= SOURCE MATERIAL =
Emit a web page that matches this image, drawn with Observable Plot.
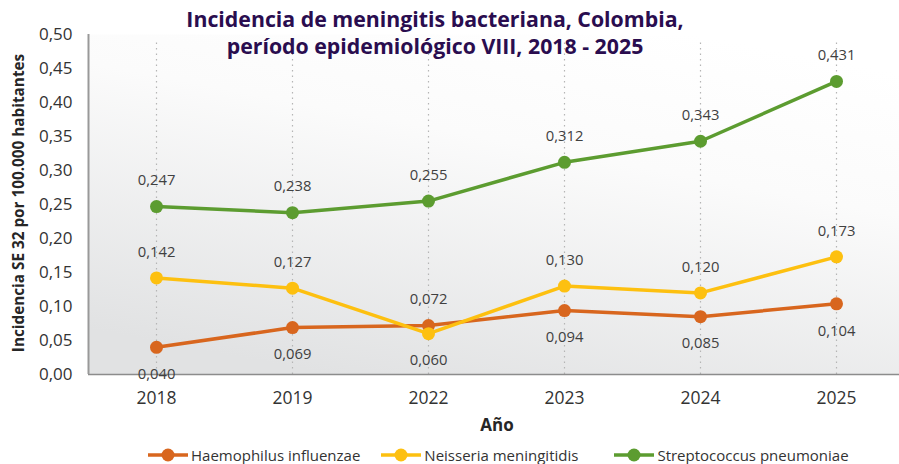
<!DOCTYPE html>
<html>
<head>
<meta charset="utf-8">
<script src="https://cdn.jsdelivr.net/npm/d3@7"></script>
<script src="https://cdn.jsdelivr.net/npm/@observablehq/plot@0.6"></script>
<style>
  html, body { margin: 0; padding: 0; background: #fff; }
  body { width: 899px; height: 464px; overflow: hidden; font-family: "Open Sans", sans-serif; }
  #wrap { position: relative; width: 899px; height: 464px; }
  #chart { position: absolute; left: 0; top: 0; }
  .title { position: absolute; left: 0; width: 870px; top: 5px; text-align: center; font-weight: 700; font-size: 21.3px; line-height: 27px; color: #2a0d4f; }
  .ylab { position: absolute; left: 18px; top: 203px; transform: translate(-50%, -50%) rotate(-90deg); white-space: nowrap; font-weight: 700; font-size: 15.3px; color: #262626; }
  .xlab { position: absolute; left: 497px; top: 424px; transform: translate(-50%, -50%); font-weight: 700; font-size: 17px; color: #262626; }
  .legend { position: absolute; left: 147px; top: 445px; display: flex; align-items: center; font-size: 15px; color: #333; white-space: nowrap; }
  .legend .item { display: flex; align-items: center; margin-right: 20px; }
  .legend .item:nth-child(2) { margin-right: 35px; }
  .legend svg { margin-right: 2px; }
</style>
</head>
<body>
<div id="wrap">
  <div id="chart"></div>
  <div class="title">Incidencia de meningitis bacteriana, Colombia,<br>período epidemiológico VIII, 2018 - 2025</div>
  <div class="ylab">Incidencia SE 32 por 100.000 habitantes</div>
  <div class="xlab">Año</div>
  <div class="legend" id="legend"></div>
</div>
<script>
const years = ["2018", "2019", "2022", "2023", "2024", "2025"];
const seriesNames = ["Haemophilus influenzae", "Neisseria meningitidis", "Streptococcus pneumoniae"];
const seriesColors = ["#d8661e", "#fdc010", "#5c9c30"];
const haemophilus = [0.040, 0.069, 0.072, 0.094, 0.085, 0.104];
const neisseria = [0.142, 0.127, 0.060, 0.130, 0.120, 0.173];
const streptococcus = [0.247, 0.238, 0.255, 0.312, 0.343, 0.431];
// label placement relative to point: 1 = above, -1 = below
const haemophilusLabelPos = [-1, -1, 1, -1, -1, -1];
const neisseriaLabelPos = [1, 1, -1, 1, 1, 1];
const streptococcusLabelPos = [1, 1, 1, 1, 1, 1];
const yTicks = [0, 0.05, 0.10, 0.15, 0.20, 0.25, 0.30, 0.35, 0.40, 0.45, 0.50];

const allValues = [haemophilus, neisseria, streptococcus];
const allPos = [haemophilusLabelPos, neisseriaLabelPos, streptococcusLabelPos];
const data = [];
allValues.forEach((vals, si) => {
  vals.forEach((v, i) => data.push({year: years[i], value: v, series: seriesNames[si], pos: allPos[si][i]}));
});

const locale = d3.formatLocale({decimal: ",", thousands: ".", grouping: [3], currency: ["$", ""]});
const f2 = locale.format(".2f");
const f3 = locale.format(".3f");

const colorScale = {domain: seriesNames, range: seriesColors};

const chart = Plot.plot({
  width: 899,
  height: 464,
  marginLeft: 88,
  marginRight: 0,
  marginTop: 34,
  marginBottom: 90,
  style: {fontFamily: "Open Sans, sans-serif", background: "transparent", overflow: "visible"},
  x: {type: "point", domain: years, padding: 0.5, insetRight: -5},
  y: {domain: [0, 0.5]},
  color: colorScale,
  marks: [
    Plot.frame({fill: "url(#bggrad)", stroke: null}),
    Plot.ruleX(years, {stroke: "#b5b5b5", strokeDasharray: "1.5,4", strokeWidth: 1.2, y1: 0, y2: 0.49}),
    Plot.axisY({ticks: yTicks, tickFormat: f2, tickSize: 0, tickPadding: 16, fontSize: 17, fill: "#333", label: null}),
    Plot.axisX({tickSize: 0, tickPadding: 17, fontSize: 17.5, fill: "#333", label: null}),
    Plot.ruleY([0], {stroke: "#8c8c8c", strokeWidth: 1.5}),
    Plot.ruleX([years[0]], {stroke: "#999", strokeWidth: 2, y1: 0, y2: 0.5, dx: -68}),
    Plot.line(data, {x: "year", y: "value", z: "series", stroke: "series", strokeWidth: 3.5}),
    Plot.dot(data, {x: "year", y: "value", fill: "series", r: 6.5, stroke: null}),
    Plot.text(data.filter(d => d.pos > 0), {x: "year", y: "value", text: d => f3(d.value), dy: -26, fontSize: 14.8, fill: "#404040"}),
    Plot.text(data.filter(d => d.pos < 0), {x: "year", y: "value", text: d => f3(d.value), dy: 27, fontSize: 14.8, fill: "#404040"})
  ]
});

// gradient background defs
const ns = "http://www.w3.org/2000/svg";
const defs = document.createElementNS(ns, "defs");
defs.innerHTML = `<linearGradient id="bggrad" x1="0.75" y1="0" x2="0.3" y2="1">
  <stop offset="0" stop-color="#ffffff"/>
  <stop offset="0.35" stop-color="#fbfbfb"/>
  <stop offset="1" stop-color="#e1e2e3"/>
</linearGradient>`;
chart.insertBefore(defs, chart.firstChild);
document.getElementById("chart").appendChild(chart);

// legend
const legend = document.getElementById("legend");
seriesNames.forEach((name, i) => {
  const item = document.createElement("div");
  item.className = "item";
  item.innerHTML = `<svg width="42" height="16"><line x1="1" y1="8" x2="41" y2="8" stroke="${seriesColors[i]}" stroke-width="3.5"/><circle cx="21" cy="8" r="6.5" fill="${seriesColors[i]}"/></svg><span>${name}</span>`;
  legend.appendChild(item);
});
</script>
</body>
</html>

= GIVEN PROBLEM =
Write out the listing word for word, omitting the pictures it holds.

= SOLUTION TO THIS PROBLEM =
Emit a web page that matches this image, drawn with Observable Plot.
<!DOCTYPE html>
<html>
<head>
<meta charset="utf-8">
<script src="https://cdn.jsdelivr.net/npm/d3@7"></script>
<script src="https://cdn.jsdelivr.net/npm/@observablehq/plot@0.6"></script>
<style>
  html, body { margin: 0; padding: 0; background: #fff; }
  body { width: 899px; height: 464px; overflow: hidden; font-family: "Open Sans", sans-serif; }
  #wrap { position: relative; width: 899px; height: 464px; }
  #chart { position: absolute; left: 0; top: 0; }
  .title { position: absolute; left: 0; width: 870px; top: 5px; text-align: center; font-weight: 700; font-size: 21.3px; line-height: 27px; color: #2a0d4f; }
  .ylab { position: absolute; left: 18px; top: 203px; transform: translate(-50%, -50%) rotate(-90deg); white-space: nowrap; font-weight: 700; font-size: 15.3px; color: #262626; }
  .xlab { position: absolute; left: 497px; top: 424px; transform: translate(-50%, -50%); font-weight: 700; font-size: 17px; color: #262626; }
  .legend { position: absolute; left: 147px; top: 445px; display: flex; align-items: center; font-size: 15px; color: #333; white-space: nowrap; }
  .legend .item { display: flex; align-items: center; margin-right: 20px; }
  .legend .item:nth-child(2) { margin-right: 35px; }
  .legend svg { margin-right: 2px; }
</style>
</head>
<body>
<div id="wrap">
  <div id="chart"></div>
  <div class="title">Incidencia de meningitis bacteriana, Colombia,<br>período epidemiológico VIII, 2018 - 2025</div>
  <div class="ylab">Incidencia SE 32 por 100.000 habitantes</div>
  <div class="xlab">Año</div>
  <div class="legend" id="legend"></div>
</div>
<script>
const years = ["2018", "2019", "2022", "2023", "2024", "2025"];
const seriesNames = ["Haemophilus influenzae", "Neisseria meningitidis", "Streptococcus pneumoniae"];
const seriesColors = ["#d8661e", "#fdc010", "#5c9c30"];
const haemophilus = [0.040, 0.069, 0.072, 0.094, 0.085, 0.104];
const neisseria = [0.142, 0.127, 0.060, 0.130, 0.120, 0.173];
const streptococcus = [0.247, 0.238, 0.255, 0.312, 0.343, 0.431];
// label placement relative to point: 1 = above, -1 = below
const haemophilusLabelPos = [-1, -1, 1, -1, -1, -1];
const neisseriaLabelPos = [1, 1, -1, 1, 1, 1];
const streptococcusLabelPos = [1, 1, 1, 1, 1, 1];
const yTicks = [0, 0.05, 0.10, 0.15, 0.20, 0.25, 0.30, 0.35, 0.40, 0.45, 0.50];

const allValues = [haemophilus, neisseria, streptococcus];
const allPos = [haemophilusLabelPos, neisseriaLabelPos, streptococcusLabelPos];
const data = [];
allValues.forEach((vals, si) => {
  vals.forEach((v, i) => data.push({year: years[i], value: v, series: seriesNames[si], pos: allPos[si][i]}));
});

const locale = d3.formatLocale({decimal: ",", thousands: ".", grouping: [3], currency: ["$", ""]});
const f2 = locale.format(".2f");
const f3 = locale.format(".3f");

const colorScale = {domain: seriesNames, range: seriesColors};

const chart = Plot.plot({
  width: 899,
  height: 464,
  marginLeft: 88,
  marginRight: 0,
  marginTop: 34,
  marginBottom: 90,
  style: {fontFamily: "Open Sans, sans-serif", background: "transparent", overflow: "visible"},
  x: {type: "point", domain: years, padding: 0.5, insetRight: -5},
  y: {domain: [0, 0.5]},
  color: colorScale,
  marks: [
    Plot.frame({fill: "url(#bggrad)", stroke: null}),
    Plot.ruleX(years, {stroke: "#b5b5b5", strokeDasharray: "1.5,4", strokeWidth: 1.2, y1: 0, y2: 0.49}),
    Plot.axisY({ticks: yTicks, tickFormat: f2, tickSize: 0, tickPadding: 16, fontSize: 17, fill: "#333", label: null}),
    Plot.axisX({tickSize: 0, tickPadding: 17, fontSize: 17.5, fill: "#333", label: null}),
    Plot.ruleY([0], {stroke: "#8c8c8c", strokeWidth: 1.5}),
    Plot.ruleX([years[0]], {stroke: "#999", strokeWidth: 2, y1: 0, y2: 0.5, dx: -68}),
    Plot.line(data, {x: "year", y: "value", z: "series", stroke: "series", strokeWidth: 3.5}),
    Plot.dot(data, {x: "year", y: "value", fill: "series", r: 6.5, stroke: null}),
    Plot.text(data.filter(d => d.pos > 0), {x: "year", y: "value", text: d => f3(d.value), dy: -26, fontSize: 14.8, fill: "#404040"}),
    Plot.text(data.filter(d => d.pos < 0), {x: "year", y: "value", text: d => f3(d.value), dy: 27, fontSize: 14.8, fill: "#404040"})
  ]
});

// gradient background defs
const ns = "http://www.w3.org/2000/svg";
const defs = document.createElementNS(ns, "defs");
defs.innerHTML = `<linearGradient id="bggrad" x1="0.75" y1="0" x2="0.3" y2="1">
  <stop offset="0" stop-color="#ffffff"/>
  <stop offset="0.35" stop-color="#fbfbfb"/>
  <stop offset="1" stop-color="#e1e2e3"/>
</linearGradient>`;
chart.insertBefore(defs, chart.firstChild);
document.getElementById("chart").appendChild(chart);

// legend
const legend = document.getElementById("legend");
seriesNames.forEach((name, i) => {
  const item = document.createElement("div");
  item.className = "item";
  item.innerHTML = `<svg width="42" height="16"><line x1="1" y1="8" x2="41" y2="8" stroke="${seriesColors[i]}" stroke-width="3.5"/><circle cx="21" cy="8" r="6.5" fill="${seriesColors[i]}"/></svg><span>${name}</span>`;
  legend.appendChild(item);
});
</script>
</body>
</html>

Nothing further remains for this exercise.